Vroegindeweij’s art—that is, its rare uniqueness—captures both the physicality of sculpture and the play of the literal and the metaphorical. It is fitting, therefore, that this exhibition takes its inspiration (point of departure) from Vroegindeweij and Meijer’s journey this past summer: a road trip to transport his work to Puglia, Italy, for one of Vroegindeweij’s “ephemeral projects.” Vroegindeweij placed his sculpture—for a single-night, site-specific installation—within the architecture of a Puglian trullo as part of the program of Dep Art Out, in collaboration with The Merchant House.

Now taking center stage at the art gallery The Merchant House in Amsterdam (Vroegindeweij’s home base), the sculpture—its precarious configuration of large spherical mirrors on massive limestones unchanged—is both the same and something else. Its transfer by car, some 2,000 kilometers north for a gallery show, with its inescapable commercial and institutional implications, invites a comparison: that of a rearview mirror—gesturing to a familiar perspective when driving, the play of vision in motion, as well as to the uncertainty of a shift in perspective in and of itself.

nter the work of Meijer: paintings with their own literal clarity. Showing the view from the passenger seat (Vroegindeweij presumably driving), these roadside snapshots in vibrant acrylics focus primarily on the humble backs of trucks and other passing views. A wry take on the everyday sublime—perhaps in the spirit of Art Brut—they capture what trails us, what hauls the weight, and what is usually overlooked, only to amaze when rediscovered. Meijer’s paintings are raw, immediate, and wryly observational, offering a grounded counterpoint to Vroegindeweij’s sculptural and conceptual ephemerality.

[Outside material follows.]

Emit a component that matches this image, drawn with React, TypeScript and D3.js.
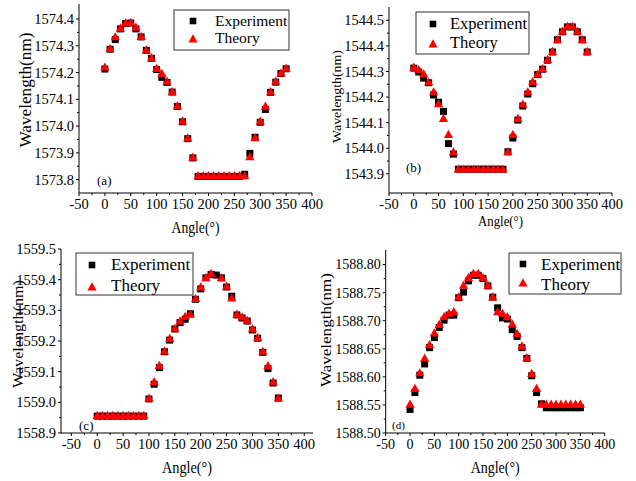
import React from "react";
import * as d3 from "d3";

// angle samples (degrees), shared by all four panels
const ANGLES = [0, 10, 20, 30, 40, 50, 60, 70, 80, 90, 100, 110, 120, 130, 140, 150, 160, 170,
  180, 190, 200, 210, 220, 230, 240, 250, 260, 270, 280, 290, 300, 310, 320, 330, 340, 350];

// (a)
const A_EXP = [1574.213, 1574.287, 1574.323, 1574.363, 1574.383, 1574.385, 1574.363, 1574.333, 1574.283,
  1574.253, 1574.211, 1574.182, 1574.163, 1574.127, 1574.073, 1574.016, 1573.953, 1573.881,
  1573.812, 1573.812, 1573.812, 1573.812, 1573.812, 1573.812, 1573.812, 1573.812, 1573.812,
  1573.820, 1573.898, 1573.958, 1574.014, 1574.062, 1574.126, 1574.164, 1574.196, 1574.214];
const A_THEORY = [1574.220, 1574.289, 1574.333, 1574.366, 1574.385, 1574.387, 1574.369, 1574.334, 1574.284,
  1574.255, 1574.215, 1574.196, 1574.167, 1574.128, 1574.076, 1574.019, 1573.955, 1573.883,
  1573.814, 1573.814, 1573.814, 1573.814, 1573.814, 1573.814, 1573.814, 1573.814, 1573.814,
  1573.814, 1573.885, 1573.956, 1574.018, 1574.074, 1574.128, 1574.167, 1574.198, 1574.216];

// (b)
const B_EXP = [1544.313, 1544.298, 1544.274, 1544.256, 1544.208, 1544.180, 1544.144, 1544.018, 1543.977,
  1543.918, 1543.918, 1543.918, 1543.918, 1543.918, 1543.918, 1543.918, 1543.918, 1543.918, 1543.918,
  1543.986, 1544.040, 1544.110, 1544.165, 1544.212, 1544.252, 1544.288, 1544.309, 1544.344,
  1544.376, 1544.424, 1544.455, 1544.474, 1544.474, 1544.455, 1544.424, 1544.376];
const B_THEORY = [1544.316, 1544.307, 1544.290, 1544.258, 1544.220, 1544.173, 1544.116, 1544.053, 1543.985,
  1543.918, 1543.918, 1543.918, 1543.918, 1543.918, 1543.918, 1543.918, 1543.918, 1543.918, 1543.918,
  1543.986, 1544.053, 1544.116, 1544.172, 1544.220, 1544.260, 1544.290, 1544.310, 1544.346,
  1544.378, 1544.424, 1544.457, 1544.476, 1544.476, 1544.457, 1544.424, 1544.378];

// (c)
const C_EXP = [1558.955, 1558.955, 1558.955, 1558.955, 1558.955, 1558.955, 1558.955, 1558.955, 1558.955,
  1558.955, 1559.011, 1559.059, 1559.113, 1559.165, 1559.203, 1559.239, 1559.260, 1559.271,
  1559.289, 1559.336, 1559.370, 1559.406, 1559.417, 1559.415, 1559.406, 1559.376, 1559.346,
  1559.285, 1559.275, 1559.265, 1559.236, 1559.209, 1559.163, 1559.110, 1559.063, 1559.014];
const C_THEORY = [1558.957, 1558.957, 1558.957, 1558.957, 1558.957, 1558.957, 1558.957, 1558.957, 1558.957,
  1558.957, 1559.013, 1559.067, 1559.120, 1559.167, 1559.208, 1559.241, 1559.265, 1559.280,
  1559.287, 1559.338, 1559.376, 1559.407, 1559.420, null, 1559.406, 1559.378, 1559.340,
  1559.287, 1559.278, 1559.267, 1559.240, 1559.211, 1559.166, 1559.119, 1559.067, 1559.014];

// (d)
const D_EXP = [1588.542, 1588.572, 1588.603, 1588.623, 1588.652, 1588.670, 1588.688, 1588.701, 1588.710,
  1588.710, 1588.741, 1588.751, 1588.771, 1588.781, 1588.781, 1588.775, 1588.762, 1588.742,
  1588.723, 1588.705, 1588.703, 1588.684, 1588.672, 1588.652, 1588.633, 1588.602, 1588.572,
  1588.552, 1588.545, 1588.545, 1588.545, 1588.545, 1588.545, 1588.545, 1588.545, 1588.545];
const D_THEORY = [1588.551, 1588.579, 1588.607, 1588.633, 1588.657, 1588.678, 1588.693, 1588.707, 1588.713,
  1588.716, 1588.742, 1588.763, 1588.777, 1588.784, 1588.784, 1588.777, 1588.763, 1588.742,
  1588.716, 1588.713, 1588.707, 1588.694, 1588.677, 1588.655, 1588.634, 1588.606, 1588.579,
  1588.551, 1588.551, 1588.551, 1588.551, 1588.551, 1588.551, 1588.551, 1588.551, 1588.551];

// tick labels
const X_TICKS = [-50, 0, 50, 100, 150, 200, 250, 300, 350, 400];
const A_TICKS = [1573.8, 1573.9, 1574.0, 1574.1, 1574.2, 1574.3, 1574.4];
const B_TICKS = [1543.9, 1544.0, 1544.1, 1544.2, 1544.3, 1544.4, 1544.5];
const C_TICKS = [1558.9, 1559.0, 1559.1, 1559.2, 1559.3, 1559.4, 1559.5];
const D_TICKS = [1588.50, 1588.55, 1588.60, 1588.65, 1588.70, 1588.75, 1588.80];

const FONT = '"Liberation Serif", "Times New Roman", serif';
const RED = "#ff0000";

// panel geometry
const PANELS = [
  { key: "a", exp: A_EXP, theory: A_THEORY, yTicks: A_TICKS, fmt: ".1f",
    left: 79, right: 312, top: 4, bottom: 193, xDomain: [-50, 400], yDomain: [1573.75, 1574.456],
    tickSize: 14.5, titleX: { y: 233, len: 48, size: 17 }, titleY: { x: 31, cy: 90, len: 115, size: 16.5 },
    legend: { x: 174, y: 10, w: 115, h: 40, mx: 193, my1: 21, my2: 39, tx: 215, ty1: 26, ty2: 43, size: 15.5 },
    tag: { x: 97, y: 185, size: 13 } },
  { key: "b", exp: B_EXP, theory: B_THEORY, yTicks: B_TICKS, fmt: ".1f",
    left: 389, right: 612, top: 7, bottom: 193, xDomain: [-50, 400], yDomain: [1543.825, 1544.552],
    tickSize: 14.5, titleX: { y: 226, len: 45, size: 15 }, titleY: { x: 341, cy: 96.5, len: 93, size: 13.5 },
    legend: { x: 416, y: 12, w: 113, h: 42, mx: 433, my1: 24, my2: 44, tx: 450, ty1: 29, ty2: 48, size: 16.5 },
    tag: { x: 406, y: 172, size: 13 } },
  { key: "c", exp: C_EXP, theory: C_THEORY, yTicks: C_TICKS, fmt: ".1f",
    left: 61, right: 313, top: 249, bottom: 433, xDomain: [-70, 417], yDomain: [1558.9, 1559.5],
    tickSize: 14.5, titleX: { y: 473, len: 50, size: 16 }, titleY: { x: 23, cy: 334, len: 108, size: 14 },
    legend: { x: 76, y: 253, w: 117, h: 42, mx: 92, my1: 265, my2: 287, tx: 111, ty1: 270, ty2: 291, size: 17 },
    tag: { x: 79, y: 430, size: 13 } },
  { key: "d", exp: D_EXP, theory: D_THEORY, yTicks: D_TICKS, fmt: ".2f",
    left: 385.7, right: 604.7, top: 250, bottom: 433, xDomain: [-50, 400], yDomain: [1588.5, 1588.826],
    tickSize: 14, titleX: { y: 473, len: 49, size: 16 }, titleY: { x: 331, cy: 330, len: 114, size: 14 },
    legend: { x: 509, y: 253, w: 112, h: 41, mx: 523, my1: 264, my2: 283, tx: 541, ty1: 270, ty2: 290, size: 17 },
    tag: { x: 392, y: 429, size: 11 } },
];

const tri = (cx: number, cy: number) =>
  `M${cx},${cy - 4.8}L${cx + 4.6},${cy + 3.4}L${cx - 4.6},${cy + 3.4}Z`;

function Panel({ p }: { p: any }) {
  const x = d3.scaleLinear().domain(p.xDomain).range([p.left, p.right]);
  const y = d3.scaleLinear().domain(p.yDomain).range([p.bottom, p.top]);
  const fmt = d3.format(p.fmt);
  const xMinor = X_TICKS.slice(1).map((t, i) => (t + X_TICKS[i]) / 2);
  const yMinor = p.yTicks.slice(1).map((t: number, i: number) => (t + p.yTicks[i]) / 2);
  const lg = p.legend;

  return (
    <g fontFamily={FONT} fill="#000">
      {/* axes */}
      <line x1={p.left} x2={p.left} y1={p.top} y2={p.bottom} stroke="#000" strokeWidth={1} />
      <line x1={p.left} x2={p.right} y1={p.bottom} y2={p.bottom} stroke="#000" strokeWidth={1} />

      {X_TICKS.map((t) => (
        <g key={"xt" + t}>
          <line x1={x(t)} x2={x(t)} y1={p.bottom} y2={p.bottom + 3} stroke="#000" />
          <text x={x(t)} y={p.bottom + 16} textAnchor="middle" fontSize={p.tickSize}>{t}</text>
        </g>
      ))}
      {xMinor.map((t) => (
        <line key={"xm" + t} x1={x(t)} x2={x(t)} y1={p.bottom} y2={p.bottom + 2} stroke="#000" />
      ))}
      {p.yTicks.map((t: number) => (
        <g key={"yt" + t}>
          <line x1={p.left - 3} x2={p.left} y1={y(t)} y2={y(t)} stroke="#000" />
          <text x={p.left - 5} y={y(t)} dy="0.35em" textAnchor="end" fontSize={p.tickSize}>{fmt(t)}</text>
        </g>
      ))}
      {yMinor.map((t: number) => (
        <line key={"ym" + t} x1={p.left - 2} x2={p.left} y1={y(t)} y2={y(t)} stroke="#000" />
      ))}

      {/* axis titles */}
      <text x={(p.left + p.right) / 2} y={p.titleX.y} textAnchor="middle" fontSize={p.titleX.size}
        textLength={p.titleX.len} lengthAdjust="spacingAndGlyphs">Angle(°)</text>
      <text transform={`translate(${p.titleY.x},${p.titleY.cy}) rotate(-90)`} textAnchor="middle"
        fontSize={p.titleY.size} textLength={p.titleY.len} lengthAdjust="spacingAndGlyphs">Wavelength(nm)</text>

      {/* data */}
      {ANGLES.map((a, i) =>
        p.exp[i] == null ? null : (
          <rect key={"e" + a} x={x(a) - 3.5} y={y(p.exp[i]) - 3.5} width={7} height={7} fill="#000" />
        )
      )}
      {ANGLES.map((a, i) =>
        p.theory[i] == null ? null : <path key={"t" + a} d={tri(x(a), y(p.theory[i]))} fill={RED} />
      )}

      {/* legend */}
      <rect x={lg.x} y={lg.y} width={lg.w} height={lg.h} fill="#fff" stroke="#333" strokeWidth={1} />
      <rect x={lg.mx - 3.3} y={lg.my1 - 3.3} width={6.6} height={6.6} fill="#000" />
      <path d={tri(lg.mx, lg.my2)} fill={RED} />
      <text x={lg.tx} y={lg.ty1} fontSize={lg.size}>Experiment</text>
      <text x={lg.tx} y={lg.ty2} fontSize={lg.size}>Theory</text>

      <text x={p.tag.x} y={p.tag.y} fontSize={p.tag.size}>({p.key})</text>
    </g>
  );
}

export default function App() {
  return (
    <svg width={636} height={481} style={{ position: "absolute", left: 0, top: 0, background: "#fff" }}>
      <rect width={636} height={481} fill="#fff" />
      {PANELS.map((p) => (
        <Panel key={p.key} p={p} />
      ))}
    </svg>
  );
}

It is Meijer’s series that sets the scene for Vroegindeweij’s choice of additional mirror-based works, extending the play of impressions throughout the space. The mirrors reticulate by doubling— reflecting on Meijer, on us, and on their own forms (Vroegindeweij’s scale-model machinery adds to the “along the road” theme), ghosting both desire and fetish. Surprisingly, we find ourselves in- and outside of art, transported by images of fleeting encounters and lasting kinship.

Leo Vroegindeweij (b. 1955, NL) has been a defining figure in Dutch sculpture since the 1980s and is a laureate of the Prix de Rome. Known for his auratic, material works, his recent practice has shifted toward decentralized—or, in his words, “ephemeral”—architectural interventions. His notable “ephemeral projects” include those for Dep Art Out’s trullo in Puglia, Italy (2025), The Merchant House’s stijlkamer (2023), ARTZUID Amsterdam (2017, curated by Rudi Fuchs), and various indoor and outdoor locations in France. His work is represented in major museum collections, e.g., the Kröller-Müller Museum’s renowned sculpture park.

Ruth Meijer (b. 1954, NL) brings a striking, unconventional voice to contemporary painting. After pursuing art history in Amsterdam, she turned to painting two decades ago, developing a practice that reflects both immediacy and a deep understanding of the medium. This TMH exhibition, inspired by a road journey, highlights her painterly vision: moments of meaning caught in passing, which, for Meijer, are best captured with brush and paint. Meijer’s vibrant, figurative, cartoon-inspired acrylics have earned her a devoted following among Dutch collectors, leading to exhibitions in the Netherlands and France. Meijer and Vroegindeweij have been partners for 50 years. They live and work between Amsterdam and Méligny-le-Grand, France.